Tuesday, December 21, 2010


For the past few months I have been in the slow process of accepting that I cannot read all the books in the world AND that it is not necessary to read all the books in my immediate vicinity if I do not really feel interested in them even if they are supposed to be good AND that I do not need to keep books that I am quite certain I will never refer to again and/or I didn't like. I am making good progress on things I do like, which means I'm having to shelve more stuff, which means I need more space, so everything I do not anticipate ever needing to reference must go.

The most shocking thing that I intend to get rid of is Margaret Atwood's Wilderness Tips. A secret that I mostly try to keep is that I am not really interested in Margaret Atwood's world view. The Handmaid's Tale was good, though deeply depressing. Her other writing leaves me cold and unmoved, and one short story, "Hairball," very nearly made me puke. Sheer grossness and also incredibly malicious and not at all funny. The sort of feminism that she likes strikes me as kind of warped and curiously dated. The only thing I have really liked is "Death by Landscape," which is fantastic and creepy and perfect. I don't know why I'm going into this. I think I feel guilty getting rid of Margaret Atwood because there's nothing wrong with her writing. She just isn't for me. I am also not totally wild for Alice Munro. Dear Canadian writers born in the thirties: I'm sorry. Apparently I just don't get you. No hard feelings, okay? Maybe I'll understand when I'm seventy.

I'm also returning to Ivan, while she's home, the untouched and dusty copy of Sophie's World that she lent me something like ten years ago. It's very long and it's about philosophy and something else I've come to accept is that my interest in philosophy is rather narrow. It will not last five HUNDRED pages. I think that Modern Philosophy class I took my first semester in college was a mistake. What I really wanted to take was non-modern philosophy, but instead I ended up reading a book called Mortal Questions, which I think we can all agree is a fairly pretentious title for something not written by Plato.
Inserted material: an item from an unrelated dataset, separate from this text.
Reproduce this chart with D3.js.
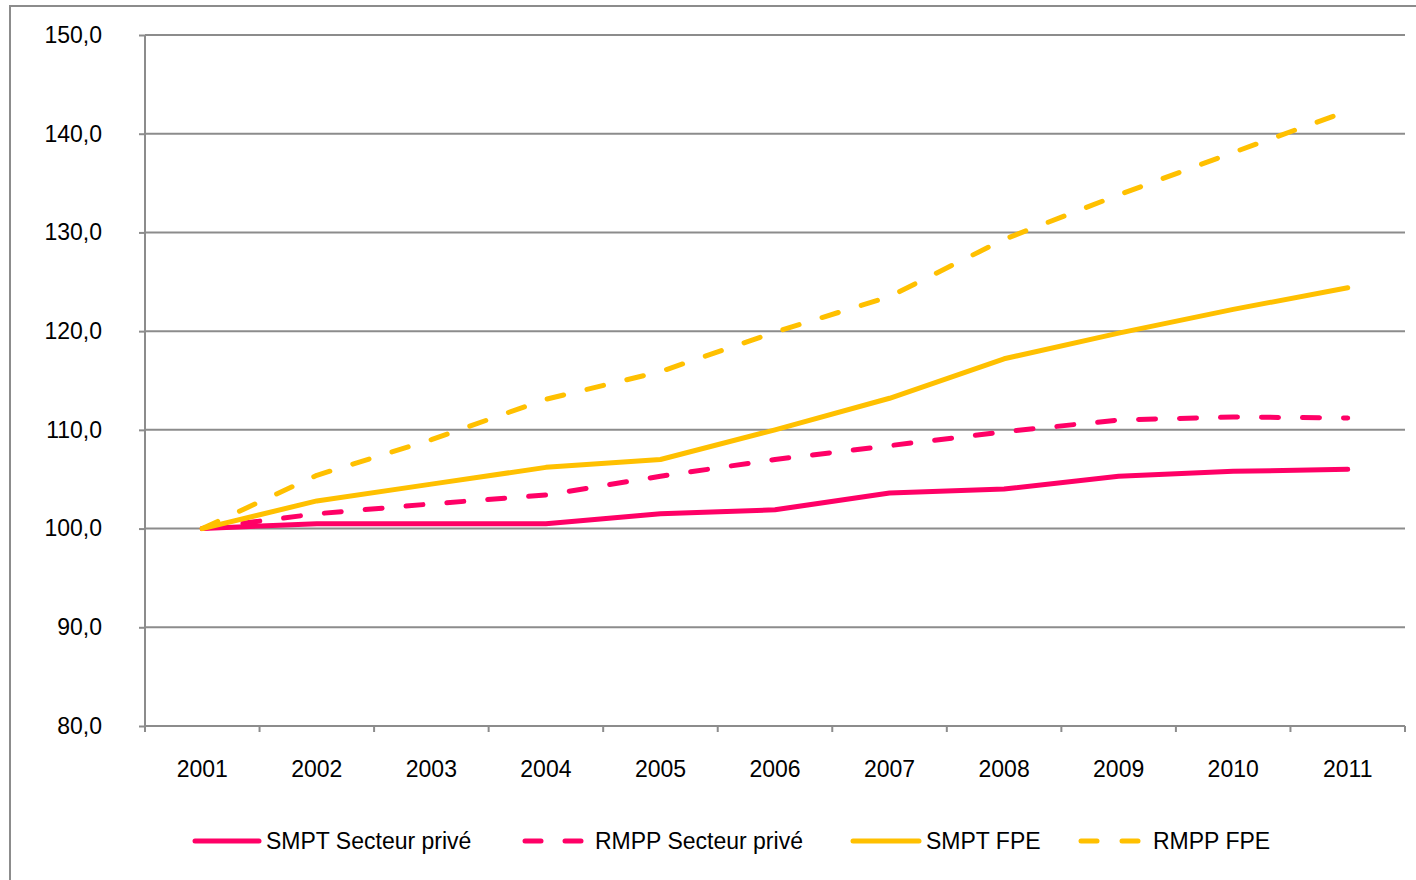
<!DOCTYPE html>
<html><head><meta charset="utf-8">
<script src="https://cdn.jsdelivr.net/npm/d3@7"></script>
<style>body{margin:0;background:#fff;}svg{display:block;}</style>
</head><body>
<svg id="c" width="1416" height="880"></svg>
<script>
const years = ["2001","2002","2003","2004","2005","2006","2007","2008","2009","2010","2011"];
const smptPrive = [100.0,100.5,100.5,100.5,101.5,101.9,103.6,104.0,105.3,105.8,106.0];
const rmppPrive = [100.0,101.5,102.5,103.4,105.3,107.0,108.4,109.8,111.0,111.3,111.2];
const smptFPE   = [100.0,102.8,104.5,106.2,107.0,110.0,113.2,117.2,119.8,122.2,124.4];
const rmppFPE   = [100.0,105.4,109.0,113.1,115.9,119.9,123.5,129.3,133.8,138.1,142.3];
const yTicks = [80,90,100,110,120,130,140,150];
const seriesNames = ["SMPT Secteur privé","RMPP Secteur privé","SMPT FPE","RMPP FPE"];

const PINK="#FF0066", GOLD="#FFC000", GRID="#8c8c8c";
const FONT="'Liberation Sans', Arial, sans-serif";
const FS=23;
const series = [
  {name:seriesNames[0], values:smptPrive, color:PINK, dash:null},
  {name:seriesNames[1], values:rmppPrive, color:PINK, dash:"17,24"},
  {name:seriesNames[2], values:smptFPE, color:GOLD, dash:null},
  {name:seriesNames[3], values:rmppFPE, color:GOLD, dash:"17,24"}
];

const svg = d3.select("#c");
svg.append("rect").attr("x",10).attr("y",6).attr("width",1420).attr("height",900)
  .attr("fill","none").attr("stroke",GRID).attr("stroke-width",2);

const L=145, R=1405, T=35, B=726;
const x = d3.scaleBand().domain(years).range([L,R]).padding(0);
const y = d3.scaleLinear().domain([80,150]).range([B,T]);

svg.append("g").selectAll("line").data(yTicks.filter(d=>d>80)).join("line")
  .attr("x1",L).attr("x2",R).attr("y1",d=>y(d)).attr("y2",d=>y(d))
  .attr("stroke",GRID).attr("stroke-width",2);

const yAx = svg.append("g").attr("transform",`translate(${L},0)`)
  .call(d3.axisLeft(y).tickValues(yTicks).tickSize(6).tickPadding(37)
    .tickFormat(d=>d3.format(".1f")(d).replace(".",",")));
yAx.select(".domain").attr("stroke",GRID).attr("stroke-width",2).attr("d",`M0,${T}V${B}`);
yAx.selectAll(".tick line").attr("stroke",GRID).attr("stroke-width",2);
yAx.selectAll("text").attr("font-family",FONT).attr("font-size",FS).attr("fill","#000");

const xAx = svg.append("g").attr("transform",`translate(0,${B})`)
  .call(d3.axisBottom(x).tickSize(0).tickPadding(35));
xAx.select(".domain").attr("stroke",GRID).attr("stroke-width",2).attr("d",`M${L},0H${R}`);
xAx.selectAll("text").attr("font-family",FONT).attr("font-size",FS).attr("fill","#000");
const bounds = years.map(d=>x(d)).concat([x(years[years.length-1])+x.bandwidth()]);
svg.append("g").selectAll("line").data(bounds).join("line")
  .attr("x1",d=>d).attr("x2",d=>d).attr("y1",B).attr("y2",B+6)
  .attr("stroke",GRID).attr("stroke-width",2);

const line = d3.line().x((d,i)=>x(years[i])+x.bandwidth()/2).y(d=>y(d));
series.forEach(s=>{
  svg.append("path").datum(s.values).attr("d",line)
    .attr("fill","none").attr("stroke",s.color).attr("stroke-width",5)
    .attr("stroke-linecap","round").attr("stroke-linejoin","round")
    .attr("stroke-dasharray",s.dash);
});

const legY = 841;
const legPos = [{x1:193,x2:261,tx:266},{x1:523,x2:583,tx:595},{x1:851,x2:921,tx:926},{x1:1079,x2:1140,tx:1153}];
series.forEach((s,i)=>{
  const p = legPos[i];
  if(s.dash){
    [[p.x1,p.x1+20],[p.x2-20,p.x2]].forEach(([a,b])=>{
      svg.append("line").attr("x1",a+2).attr("x2",b-2).attr("y1",legY).attr("y2",legY)
        .attr("stroke",s.color).attr("stroke-width",5).attr("stroke-linecap","round");
    });
  } else {
    svg.append("line").attr("x1",p.x1+2).attr("x2",p.x2-2).attr("y1",legY).attr("y2",legY)
      .attr("stroke",s.color).attr("stroke-width",5).attr("stroke-linecap","round");
  }
  svg.append("text").attr("x",p.tx).attr("y",legY).attr("dy","0.35em")
    .attr("font-family",FONT).attr("font-size",FS).attr("fill","#000").text(s.name);
});
</script>
</body></html>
However, I am keeping Labyrinths, by Jorge Luis Borges, even though it is 25% boring and is therefore 25% unread. Formerly this would have been unacceptable to me but I decided to accept it because I wanted to get to John Cheever. Anyway, when I like Borges's stories, I like them a lot and find them mesmerizing. The rest of the time, I have a hard time staying awake. Borges seems to have been more interested in ideas than people, and the humans in his stories tend to be ciphers in the enactment of an idea. This makes his writing very beautiful and unsettling, and gives you the feeling that the world is much more mysterious than you had previously believed, but at the same time it's difficult to be emotionally engaged in any given story. He is compared often to Edgar Allen Poe, but I find myself on the edge of my seat with Poe, and with Borges I am usually sort of flummoxed until the end, at which point I say, "Oh," and turn to the next story. I would also like to complain that he uses too many proper nouns. This probably seems overly picky, but if you start your story with a really long sentence involving fifteen clauses, and it's full of names and places in languages your eyes are not accustomed to, and includes several faux-academic references that require a great deal of messy punctuation, and you don't get to the main verb until you're three words from the end, it is not MY fault if I go into the second sentence not knowing what the hell you are trying to get at. . . . Nevertheless, if you feel like reading some Borges, I particularly like "The Garden of Forking Paths" and "The Zahir." One thing about him is that his stories are very short.

I am now reading a huge collection of short stories by John Cheever. The upper-middle-class ennui is absolutely smothering. His problems were so preventable. Sometimes you just want to shout STOP DRINKING, JOHN CHEEVER! THE WORLD WILL LOOK BETTER! ALSO, FYI,  IT IS OKAY TO BE GAY. But does he listen? No. He died twenty-eight years ago. If he were born today he would be an entirely different and likely much happier person. I find that very sad. But his writing is still good. So there's that. This post is about acceptance, after all.